## OBJECTIVE
Do not repeat pictures. Repeat exactly the lines of the listing below from its first line through the line with "lw=3, solid_capstyle='round', zorder=3)".

## DATASET EXTRACT
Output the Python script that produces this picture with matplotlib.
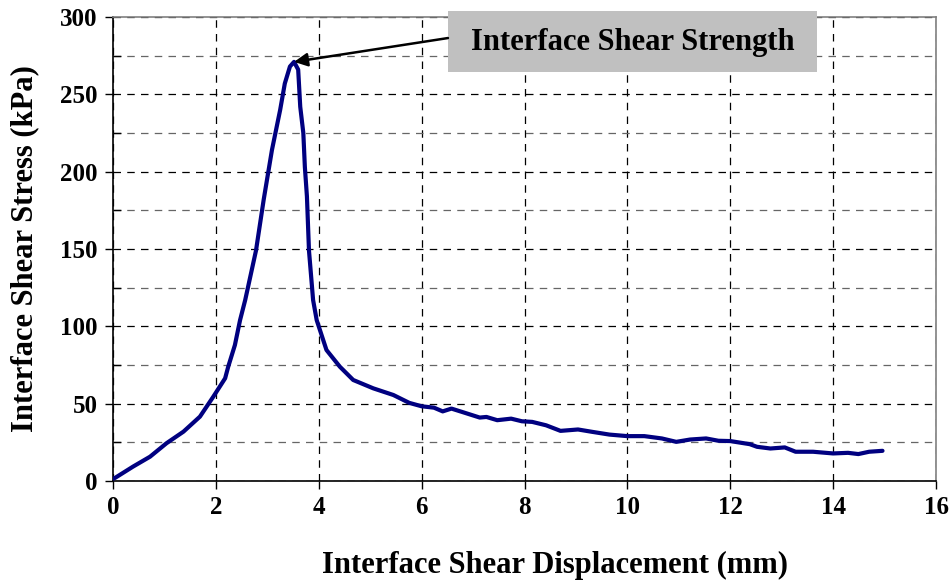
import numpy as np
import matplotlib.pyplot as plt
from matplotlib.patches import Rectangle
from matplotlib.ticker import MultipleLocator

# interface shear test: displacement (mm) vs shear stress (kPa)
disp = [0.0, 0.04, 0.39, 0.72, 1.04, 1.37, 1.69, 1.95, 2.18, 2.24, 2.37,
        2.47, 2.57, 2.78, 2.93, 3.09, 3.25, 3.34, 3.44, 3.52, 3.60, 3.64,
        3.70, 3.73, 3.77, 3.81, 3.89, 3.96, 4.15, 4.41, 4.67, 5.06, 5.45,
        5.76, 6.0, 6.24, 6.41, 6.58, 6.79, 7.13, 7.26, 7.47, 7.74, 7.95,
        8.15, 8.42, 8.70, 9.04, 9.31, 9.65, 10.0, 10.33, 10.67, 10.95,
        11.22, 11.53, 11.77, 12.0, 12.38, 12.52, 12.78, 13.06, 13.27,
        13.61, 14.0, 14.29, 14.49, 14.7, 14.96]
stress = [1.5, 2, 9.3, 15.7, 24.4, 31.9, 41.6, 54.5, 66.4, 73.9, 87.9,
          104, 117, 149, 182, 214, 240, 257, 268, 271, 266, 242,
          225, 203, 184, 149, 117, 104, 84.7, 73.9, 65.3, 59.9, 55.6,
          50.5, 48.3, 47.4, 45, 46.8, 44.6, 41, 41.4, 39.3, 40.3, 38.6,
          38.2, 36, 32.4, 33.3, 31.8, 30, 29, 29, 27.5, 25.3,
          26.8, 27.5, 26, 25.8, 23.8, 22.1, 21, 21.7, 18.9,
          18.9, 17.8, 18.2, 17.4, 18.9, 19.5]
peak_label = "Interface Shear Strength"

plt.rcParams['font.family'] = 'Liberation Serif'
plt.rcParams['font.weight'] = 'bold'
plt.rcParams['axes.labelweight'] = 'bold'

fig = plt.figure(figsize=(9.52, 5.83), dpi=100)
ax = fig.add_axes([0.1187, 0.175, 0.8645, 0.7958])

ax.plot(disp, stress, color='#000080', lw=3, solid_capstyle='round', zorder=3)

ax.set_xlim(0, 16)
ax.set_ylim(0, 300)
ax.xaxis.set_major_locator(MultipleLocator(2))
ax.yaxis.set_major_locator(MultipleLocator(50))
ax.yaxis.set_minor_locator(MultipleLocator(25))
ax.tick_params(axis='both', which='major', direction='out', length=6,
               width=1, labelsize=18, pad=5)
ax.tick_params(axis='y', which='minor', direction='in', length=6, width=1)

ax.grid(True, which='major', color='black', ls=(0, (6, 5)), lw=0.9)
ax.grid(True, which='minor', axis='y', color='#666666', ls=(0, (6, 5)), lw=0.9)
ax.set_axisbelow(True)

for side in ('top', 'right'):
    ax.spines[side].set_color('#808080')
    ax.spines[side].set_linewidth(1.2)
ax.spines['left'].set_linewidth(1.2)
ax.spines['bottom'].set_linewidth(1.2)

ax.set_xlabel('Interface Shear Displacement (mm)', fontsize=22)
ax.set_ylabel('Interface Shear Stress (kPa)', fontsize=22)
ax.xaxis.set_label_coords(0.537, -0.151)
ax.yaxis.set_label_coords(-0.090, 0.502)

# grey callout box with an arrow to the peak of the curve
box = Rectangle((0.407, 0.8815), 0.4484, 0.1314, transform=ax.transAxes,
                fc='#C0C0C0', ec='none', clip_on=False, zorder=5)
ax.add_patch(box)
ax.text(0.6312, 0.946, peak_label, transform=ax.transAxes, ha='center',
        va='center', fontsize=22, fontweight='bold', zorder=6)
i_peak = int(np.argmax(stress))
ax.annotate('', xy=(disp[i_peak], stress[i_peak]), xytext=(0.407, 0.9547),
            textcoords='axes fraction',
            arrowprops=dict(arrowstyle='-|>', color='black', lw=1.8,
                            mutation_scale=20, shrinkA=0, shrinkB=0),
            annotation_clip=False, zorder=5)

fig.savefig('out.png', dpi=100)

## CORRECT RESPONSE
Output the Python script that produces this picture with matplotlib.
import numpy as np
import matplotlib.pyplot as plt
from matplotlib.patches import Rectangle
from matplotlib.ticker import MultipleLocator

# interface shear test: displacement (mm) vs shear stress (kPa)
disp = [0.0, 0.04, 0.39, 0.72, 1.04, 1.37, 1.69, 1.95, 2.18, 2.24, 2.37,
        2.47, 2.57, 2.78, 2.93, 3.09, 3.25, 3.34, 3.44, 3.52, 3.60, 3.64,
        3.70, 3.73, 3.77, 3.81, 3.89, 3.96, 4.15, 4.41, 4.67, 5.06, 5.45,
        5.76, 6.0, 6.24, 6.41, 6.58, 6.79, 7.13, 7.26, 7.47, 7.74, 7.95,
        8.15, 8.42, 8.70, 9.04, 9.31, 9.65, 10.0, 10.33, 10.67, 10.95,
        11.22, 11.53, 11.77, 12.0, 12.38, 12.52, 12.78, 13.06, 13.27,
        13.61, 14.0, 14.29, 14.49, 14.7, 14.96]
stress = [1.5, 2, 9.3, 15.7, 24.4, 31.9, 41.6, 54.5, 66.4, 73.9, 87.9,
          104, 117, 149, 182, 214, 240, 257, 268, 271, 266, 242,
          225, 203, 184, 149, 117, 104, 84.7, 73.9, 65.3, 59.9, 55.6,
          50.5, 48.3, 47.4, 45, 46.8, 44.6, 41, 41.4, 39.3, 40.3, 38.6,
          38.2, 36, 32.4, 33.3, 31.8, 30, 29, 29, 27.5, 25.3,
          26.8, 27.5, 26, 25.8, 23.8, 22.1, 21, 21.7, 18.9,
          18.9, 17.8, 18.2, 17.4, 18.9, 19.5]
peak_label = "Interface Shear Strength"

plt.rcParams['font.family'] = 'Liberation Serif'
plt.rcParams['font.weight'] = 'bold'
plt.rcParams['axes.labelweight'] = 'bold'

fig = plt.figure(figsize=(9.52, 5.83), dpi=100)
ax = fig.add_axes([0.1187, 0.175, 0.8645, 0.7958])

ax.plot(disp, stress, color='#000080', lw=3, solid_capstyle='round', zorder=3)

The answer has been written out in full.